I mentioned Francis Bacon in my post on the Shakespeare authorship question, mostly in passing. Bacon (1561-1626) probably didn't have the time to write the works of Shakespeare because he was far too busy being just about everything else. Wikipedia describes him thus: "an English philosopher, statesman, scientist, lawyer, jurist, author and pioneer of the scientific method." He was certainly the sort of Renaissance Man that the term was invented for.
Bacon's scientific claim to fame is his codification of the scientific method as a form of induction. The weight of evidence forces scientists into their conclusions. This idea was very powerful, persists in many minds today (and in TV programmes galore), even though it is obvious, as Darwin pointed out, that observation and evidence are all weighed in the light of the theory being pursued. GCSE science certainly had an inductive method in mind in the good old days of planning-observing-analysing-evaluating. Lo, those days are back, more or less.
Back in Bacon's day, however, science was new. Experiments were, on the whole, simple because the basic laws of nature were just becoming apparent. And that's how scientists like Galileo and Gilberd saw themselves working. Galileo especially was making important discoveries in the field of dynamics which, when taken aboard by Newton, turned into the three laws of motion. They look like a good example of Bacon's inductive approach to science: the evidence impelled Newton to come up with those laws.
Trying to replicate the process in the classroom uncovers the counter-intuitive nature of this approach to science. A body in motion usually slows down on Earth because of the invisible forces of friction. Demonstrating to students that a force is needed to slow something down is not so easy. Not all students get it. Newton needed to make a leap that Bacon doesn't allow. He had to see a force that wasn't at all obvious, friction.

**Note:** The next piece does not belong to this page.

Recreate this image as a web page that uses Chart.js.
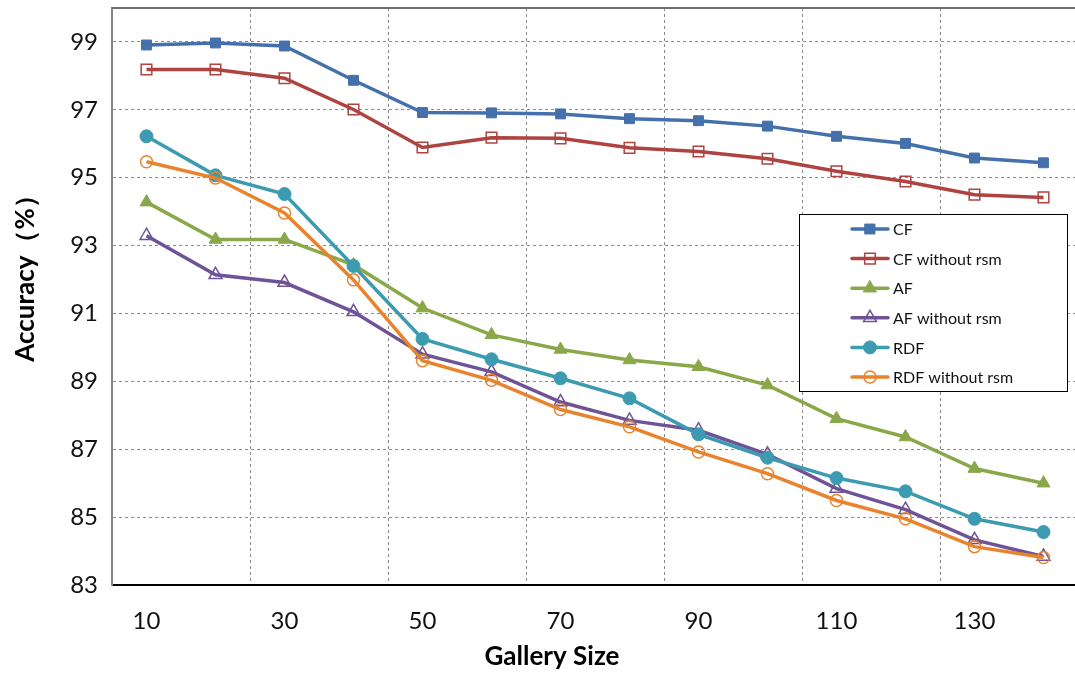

Francis Bacon died a scientist. Killed by science, according to John Aubrey. On his way to Highgate, then a village outside London, Bacon determined to test his idea that keeping a chicken cold would slow down its decay. Jumping out of his carriage, he stuffed a chicken with snow, in the process achieving two things: firstly showing that cold conditions do slow down decay (but not why) and secondly contracting the pneumonia that would bring his demise (and hasten his own decay, as it were). Hubris, perhaps.